Le second jour est le lundi, jour de travail, auquel préside la lune, symbole de la discrétion.  Unie à la vie active, "elle emprune sa lumière au soleil de la raison éclairée... La planète Mars, symbole d'humilité et d'obéissance en toutes vertus, préside au mardi. Le mercredi, c'est le jour de la planète Mercure, symbole de charité et de bienfaisance... Le jeudi est présidé par la planète Jupiter, figure d'un désir véhément de charité pour Dieu, joint à l'amour et à la louange... Le vendredi est le jour de Vénus qui symbolise la touche de l'amour divin... Lorsque notre étoile du matin ou toucher divin paraît à l'aurore, tout le royaume de l'âme est en fête... La charité est grande alors et la raison éclairée brille avec éclat: aussi sommes-nous dominés par l'humilité à la vue de notre infirmité... L'étoile du matin devient étoile du soir et suit le soleil; c'est l'amour qui voudrait trouver son repos dans l'unité, s'il était capable de la posséder éternellement. 

Le samedi est présidé par Saturne le terrible[14], qui représente la faim et l'impatience causées par la pensée que Dieu nous échappe... La faim dont nous parlons, figurée par la planète furieuse, produit dans le royaume de l'âme des éclairs et de terribles tonnerres, des ouragans et des tempêtes violentes. L'éclair c'est le toucher divin qui remue l'âme dans une continuelle impatience, découvre le ciel de l'intelligence et montre le bien-aimé couronné au sein d'incompréhensibles joies. Puis vient la foudre, c'est-à-dire la fureur d'amour qui naît de l'impuissance à atteindre le bien-aimé. Il s'ensuit de grands bouleversements qui agitent de fond en comble le royaume de l'âme et si la raison éclairée, que Dieu a conformée en vue de cet état d'impatience, ne s'y opposait, l'on serait incapable d'attendre la fête et la venue de l'Époux... (Chapitre 27)


[1] Il s'agit de Ruysbrœck qui fut souvent appelé ainsi.
[2] Jean Van Ruysbrœck.
[3] Le Royaume des Amants de Dieu.
[4] Ruysbrœck fait ici allusion au système du monde tel que le concevait Ptolémée. Dans ce système géocentrique, la terre occupe le centre du monde. Autour d'elle tournent différentes sphères cristallines qui se superposent: la sphère des planètes, la sphère des étoiles fixes, et, enfin, enveloppant le tout, une dernière sphère appelée le premier mobile: cette sphère tourne en vingt-quatre heures autour de la terre, de l'est à l'ouest, entraînant dans son mouvement toutes les sphères inférieures Au-delà de toutes ces sphères est l'empyrée ou habitation des élus. Les juifs distinguaient aussi trois cieux superposés: celui de l'air, celui des astres et celui où habite Dieu. Saint Paul (II Cor., XII, 3) y fait allusion. (extrait des notes des moines de l'abbaye de Wisques).

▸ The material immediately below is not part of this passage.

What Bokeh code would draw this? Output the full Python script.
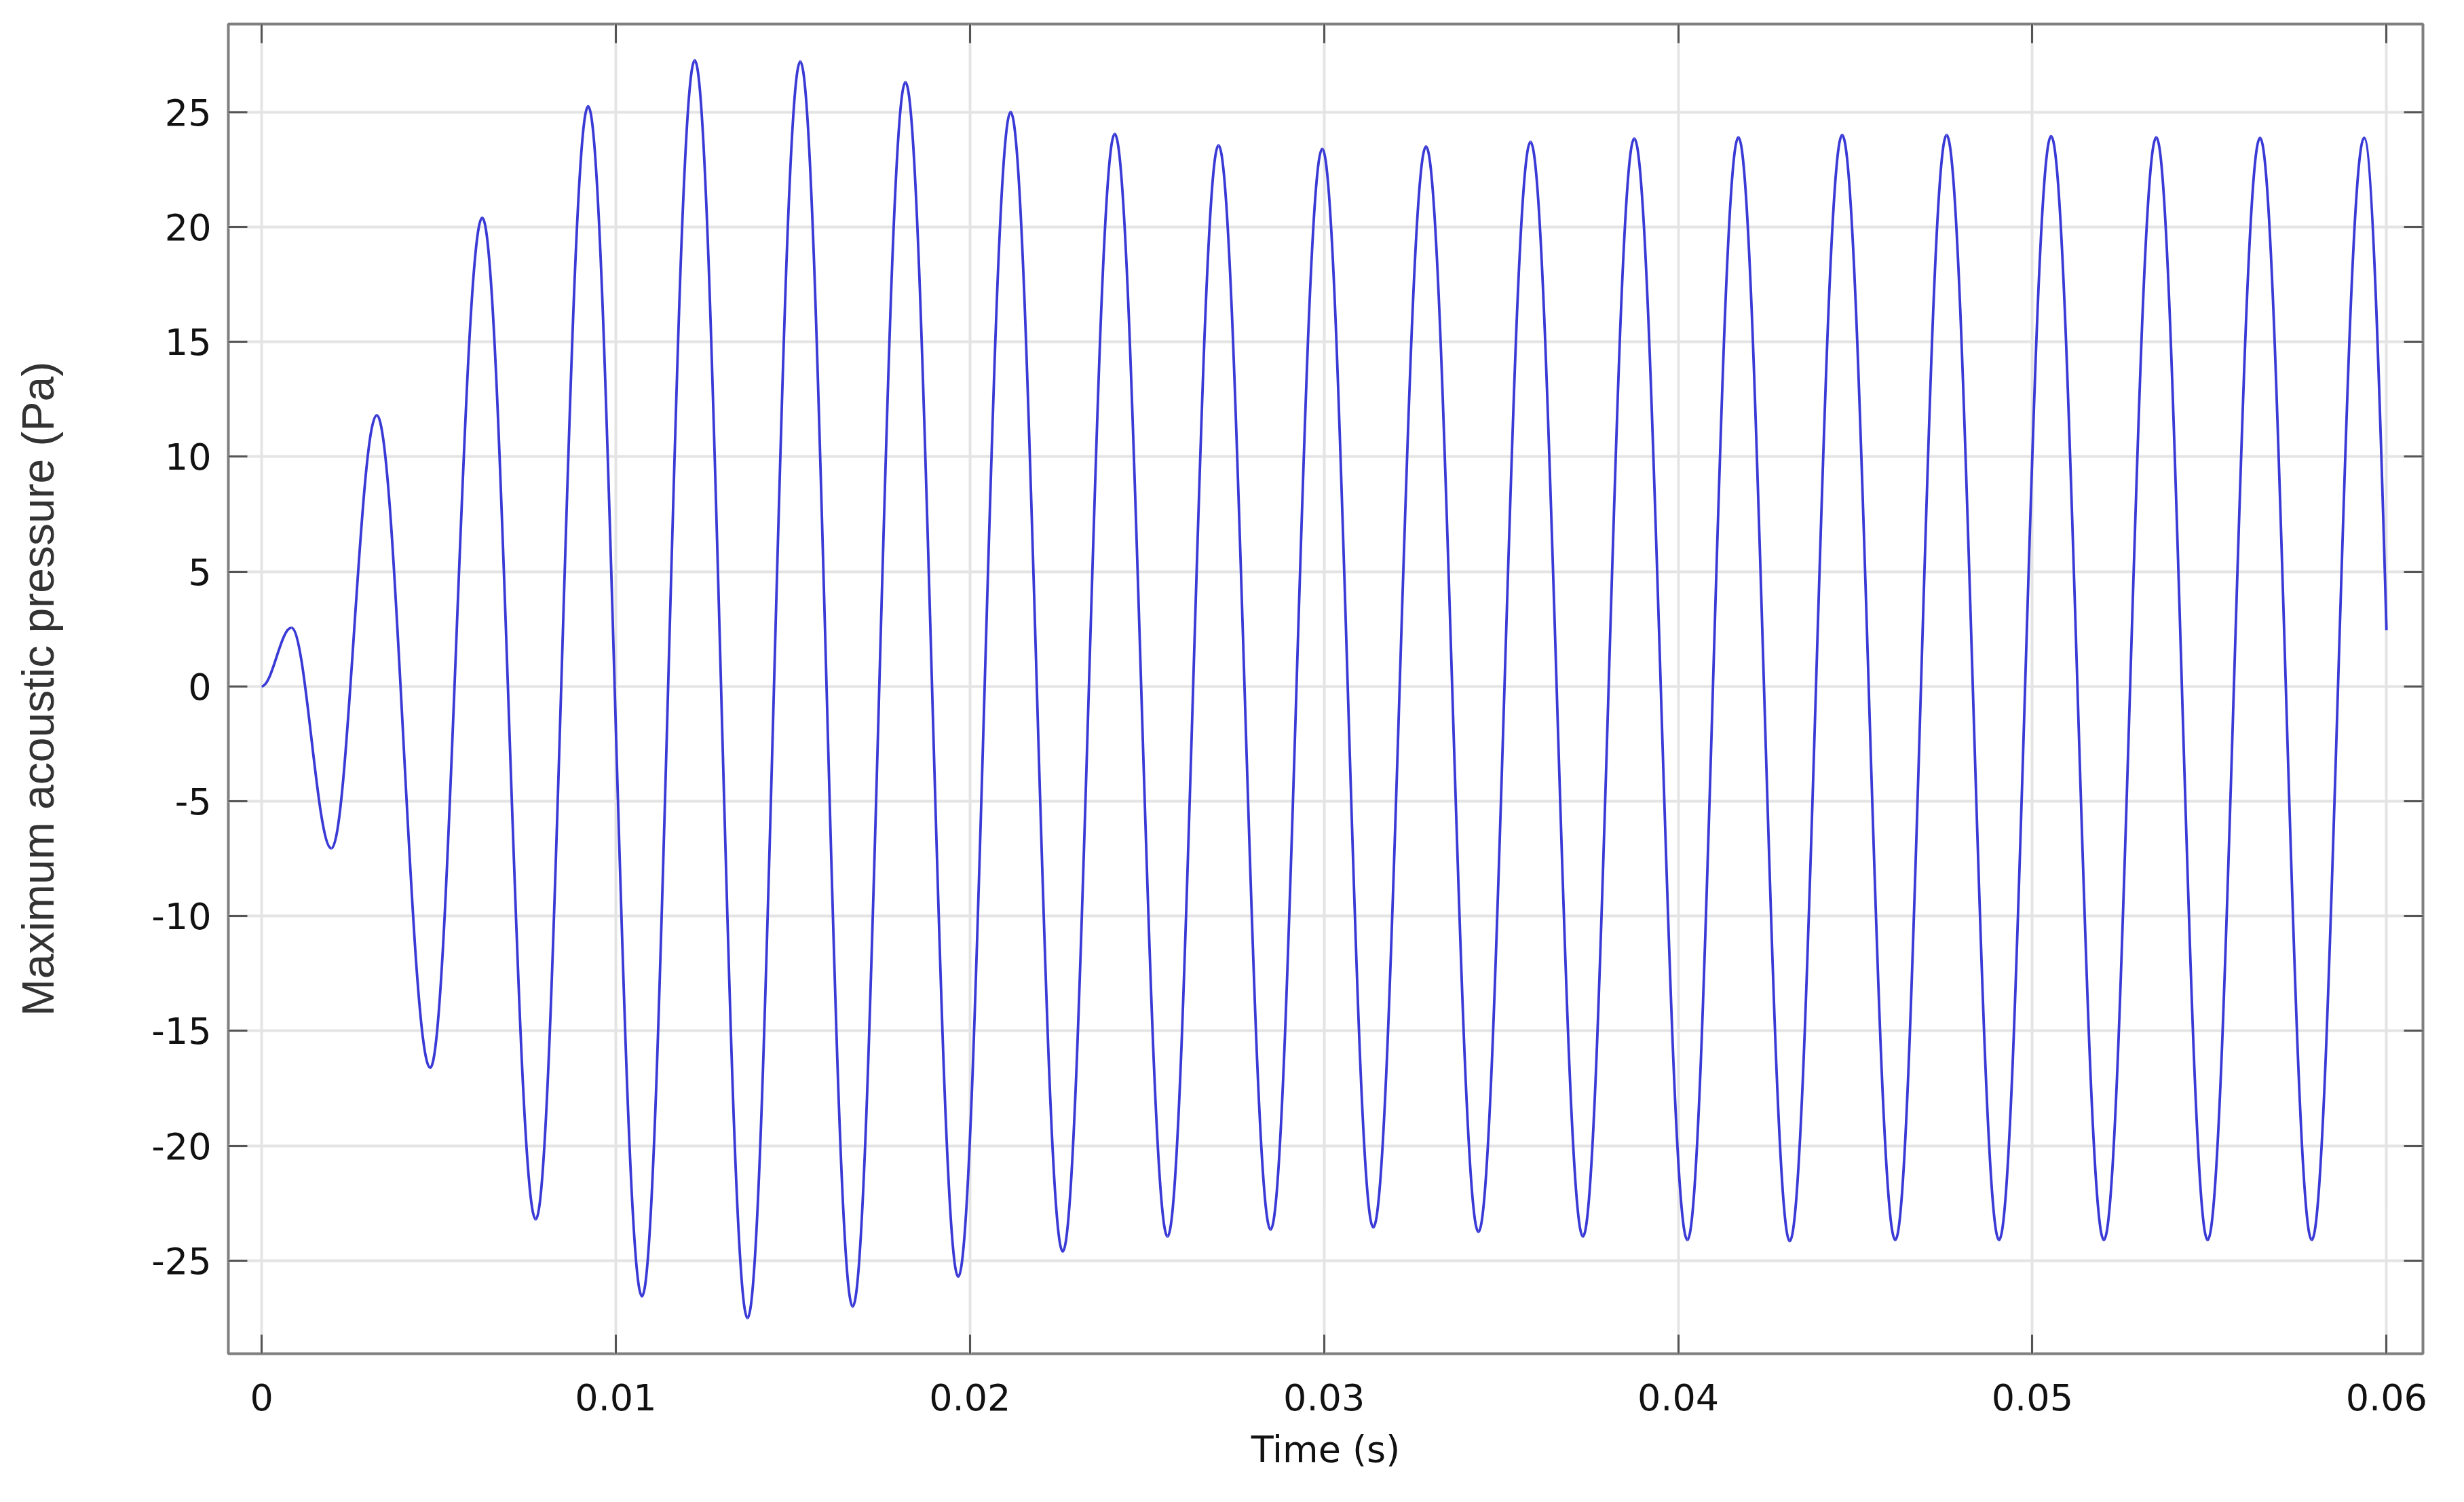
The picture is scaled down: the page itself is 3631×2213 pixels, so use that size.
from bokeh.plotting import figure
from bokeh.models import Range1d, FixedTicker, LinearAxis, CustomJSTickFormatter, ColumnDataSource
from bokeh.embed import file_html
from bokeh.resources import INLINE
import math

# ---- data (time in s, pressure in Pa) ----
# successive extrema of the waveform (starting point, then alternating peaks/troughs)
ext_t = [0.0, 0.00084, 0.00197, 0.00325, 0.00476, 0.00623, 0.00774, 0.00922,
         0.01074, 0.01223, 0.01372, 0.01521, 0.01669, 0.01818, 0.01967, 0.02115,
         0.02262, 0.02409, 0.02558, 0.02702, 0.02849, 0.02995, 0.03139, 0.03288,
         0.03436, 0.03583, 0.03731, 0.03876, 0.04026, 0.04170, 0.04315, 0.04463,
         0.04613, 0.04758, 0.04906, 0.05053, 0.05202, 0.05350, 0.05495, 0.05643,
         0.05789, 0.05937]
ext_p = [0.0, 2.55, -7.05, 11.8, -16.6, 20.4, -23.2, 25.25,
         -26.55, 27.25, -27.5, 27.2, -27.0, 26.3, -25.7, 25.0,
         -24.6, 24.05, -23.95, 23.55, -23.65, 23.4, -23.55, 23.5,
         -23.75, 23.7, -23.95, 23.85, -24.1, 23.9, -24.15, 24.0,
         -24.1, 24.0, -24.1, 23.95, -24.1, 23.9, -24.1, 23.88,
         -24.1, 23.88]
end_t = 0.0600
end_p = 2.45

x_ticks = [0, 0.01, 0.02, 0.03, 0.04, 0.05, 0.06]
x_tick_labels = ["0", "0.01", "0.02", "0.03", "0.04", "0.05", "0.06"]
y_ticks = [-25, -20, -15, -10, -5, 0, 5, 10, 15, 20, 25]

x_label = "Time (s)"
y_label = "Maximum acoustic pressure (Pa)"

# ---- smooth curve as cubic Bezier segments between extrema (horizontal tangents) ----
K = 0.3634
x0, y0, x1, y1, cx0, cy0, cx1, cy1 = [], [], [], [], [], [], [], []
for i in range(len(ext_t) - 1):
    a, b = ext_t[i], ext_t[i + 1]
    dx = b - a
    x0.append(a); y0.append(ext_p[i]); x1.append(b); y1.append(ext_p[i + 1])
    cx0.append(a + K * dx); cy0.append(ext_p[i])
    cx1.append(b - K * dx); cy1.append(ext_p[i + 1])
# final partial segment (last peak -> end of record)
a, b = ext_t[-1], end_t
dx = b - a
ya = ext_p[-1]
phi = math.acos(max(-1.0, min(1.0, end_p / ya)))
x0.append(a); y0.append(ya); x1.append(b); y1.append(end_p)
cx0.append(a + dx / 3); cy0.append(ya)
cx1.append(b - dx / 3); cy1.append(end_p + ya * phi * math.sin(phi) / 3)

src = ColumnDataSource(dict(x0=x0, y0=y0, x1=x1, y1=y1, cx0=cx0, cy0=cy0, cx1=cx1, cy1=cy1))

W, H = 3615, 2197
p = figure(width=W, height=H, output_backend="svg", toolbar_location=None,
           x_range=Range1d(-0.00094, 0.06103), y_range=Range1d(-29.05, 28.83),
           min_border_left=336, min_border_right=45, min_border_top=35, min_border_bottom=203)
p.background_fill_color = "white"
p.border_fill_color = "white"
p.outline_line_color = "#7f7f7f"
p.outline_line_width = 4

p.bezier(x0="x0", y0="y0", x1="x1", y1="y1", cx0="cx0", cy0="cy0", cx1="cx1", cy1="cy1",
         source=src, line_color="#3a3ad6", line_width=3.8)

fmt_code = """
var best = 0; var d = 1e9;
for (var i = 0; i < vals.length; i++) { var e = Math.abs(vals[i] - tick); if (e < d) { d = e; best = i; } }
return labs[best];
"""
xfmt = CustomJSTickFormatter(args=dict(vals=x_ticks, labs=x_tick_labels), code=fmt_code)
yfmt = CustomJSTickFormatter(code="return String(Math.round(tick));")

FONT = "DejaVu Sans"
for ax in p.xaxis:
    ax.ticker = FixedTicker(ticks=x_ticks)
    ax.formatter = xfmt
for ax in p.yaxis:
    ax.ticker = FixedTicker(ticks=y_ticks)
    ax.formatter = yfmt

for ax in list(p.xaxis) + list(p.yaxis):
    ax.axis_line_color = None
    ax.major_tick_in = 28
    ax.major_tick_out = 0
    ax.major_tick_line_color = "#555555"
    ax.major_tick_line_width = 3
    ax.minor_tick_line_color = None
    ax.major_label_text_font = FONT
    ax.major_label_text_font_size = "54px"
    ax.major_label_text_color = "#111111"
    ax.axis_label_text_font_style = "normal"

p.xaxis.axis_label = x_label
p.xaxis.axis_label_text_font = FONT
p.xaxis.axis_label_text_font_size = "54px"
p.xaxis.axis_label_text_color = "#111111"
p.xaxis.major_label_standoff = 44
p.xaxis.axis_label_standoff = 23

p.yaxis.axis_label = y_label
p.yaxis.axis_label_text_font = "Liberation Sans"
p.yaxis.axis_label_text_font_size = "66px"
p.yaxis.axis_label_text_color = "#333333"
p.yaxis.major_label_standoff = 25
p.yaxis.axis_label_standoff = 127

# mirrored axes (top, right) with inward ticks and no labels
empty = CustomJSTickFormatter(code="return '';")
top = LinearAxis(ticker=FixedTicker(ticks=x_ticks), formatter=empty)
right = LinearAxis(ticker=FixedTicker(ticks=y_ticks), formatter=empty)
for ax in (top, right):
    ax.axis_line_color = None
    ax.major_tick_in = 28
    ax.major_tick_out = 0
    ax.major_tick_line_color = "#555555"
    ax.major_tick_line_width = 3
    ax.minor_tick_line_color = None
    ax.major_label_text_font_size = "1px"
    ax.major_label_standoff = 0
p.add_layout(top, "above")
p.add_layout(right, "right")

p.xgrid.ticker = FixedTicker(ticks=x_ticks)
p.ygrid.ticker = FixedTicker(ticks=y_ticks)
for g in (p.xgrid, p.ygrid):
    g.grid_line_color = "#e4e4e4"
    g.grid_line_width = 4

open("out.html", "w").write(file_html(p, INLINE))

[5] Certains hérétiques du temps de Ruysbrœck prétendaient parvenir à la contemplation par le moyen des seules puissances naturelles; c'est pourquoi Ruysbrœck revient très souvent sur la distinction entre ce qui est purement naturel et ce qui est surnaturel, et qui ne dépend que de Dieu et de sa grâce.
[6] Au Moyen-âge on distinguait deux sortes de mémoires: l'une purement sensible qui conserve les images, et l'autre spirituelle, réceptacle des espèces intelligibles, et qui aide l'homme à penser.
[7] ou sept modes, ou sept façons, ou sept dons.
[8] Pour Ruysbrœck, la vie commune c'est le plus haut degré de la vie spirituelle, où le dévouement à autrui se joint à la contemplation, sans en gêner l'exercice. Ceux qui possèdent ce degré sont sans cesse adonnés à Dieu et cependant ils demeurent à la disposition de tous, prêts à rendre les services qui leur sont demandés. (d'après les notes des moines de Wisques).
[9] Attention! Quand on lit Ruysbrœck, il ne faut jamais oublier qu'il vivait au XIVème siècle, et qu'il s'exprime avec le langage et les connaissances de son époque.
[10] Il est bien entendu que la vie active, dont il est question ici, ne doit pas être entendue au sens de vie apostolique, mais d'un degré de vie ascétique où l'attention se concentre encore vers les pratiques extérieures. (note des moines de Wisques).
[11] Ici, il s'agit non point de la mémoire en tant que faculté sensible, mais de la mémoire élevée, considérée par Ruysbroeck comme la faculté la plus haute de l'âme.
[12] Ici encore Ruysbrœck considère la mémore comme la faculté la plus haute de l'âme.
[13] Ruysbrœck pense certainement à la secte du Libre esprit;
[14] La planète Saturne était rangée au moyen âge parmi les astres maléfiques.